Lately I have had this weird sadness going on. I am going to blame this strictly on my pregnancy hormones. Really anything could set me off into a crying fit. Yes, it is THAT bad.
My latest crying fit was today when Tom jokingly(?) said that the boy name we agreed on was "gay" and he was re-thinking it. This resulted in instant tears that lasted into a half hour of my crying. WTF. Now I know Tom was joking (?) but for some reason I had to cry about it anyway.
I then proceeded to dig myself further into a hole when I told him he is a control freak and never lets me do anything. That is totally and completely untrue statement but I was busy crying and having a fit like a toddler. Anyone that knows us knows that Tom gives me everything (except a cat) and that statement was completely false.

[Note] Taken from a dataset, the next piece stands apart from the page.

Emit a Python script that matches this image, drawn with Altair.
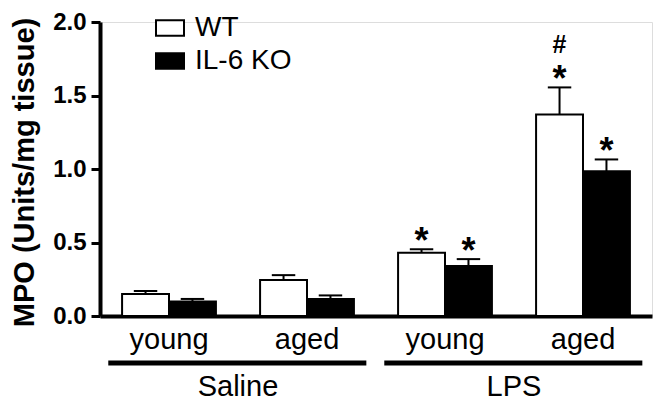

So that begs me to ask the question of why am I acting this way? I can come up with one reason. Hormones.
Saturday, I started crying, I was so sure that something is/was wrong with the baby. I don't feel the baby move ever and in my head this resulted into something being wrong. I had no logical explanation for feeling this way, I was just being completely irrational. Thus I say again, Hormones.
Another thing weighing on my mind, my best friends husband being deployed. I am not particularly close to him, but for some reason the thought of him leaving makes me very sad. I think I just don't want my friend to have to deal with this and I hate not being able to "fix" this. I also feel at a loss for words when talking to her about it because I have never went through it myself. She is the strong wise one, I am the crying mess one. Now the tables have turned.
Right now even I feel a little weepy. No reason in particular, I guess I just like to cry?! Or maybe having a baby makes you act like a baby? Interesting.
In other news, the chick at work who has been out all week, is officially on leave of absence. As I predicted. I will go on further to predict she will come back sometime before I have the baby, maybe February.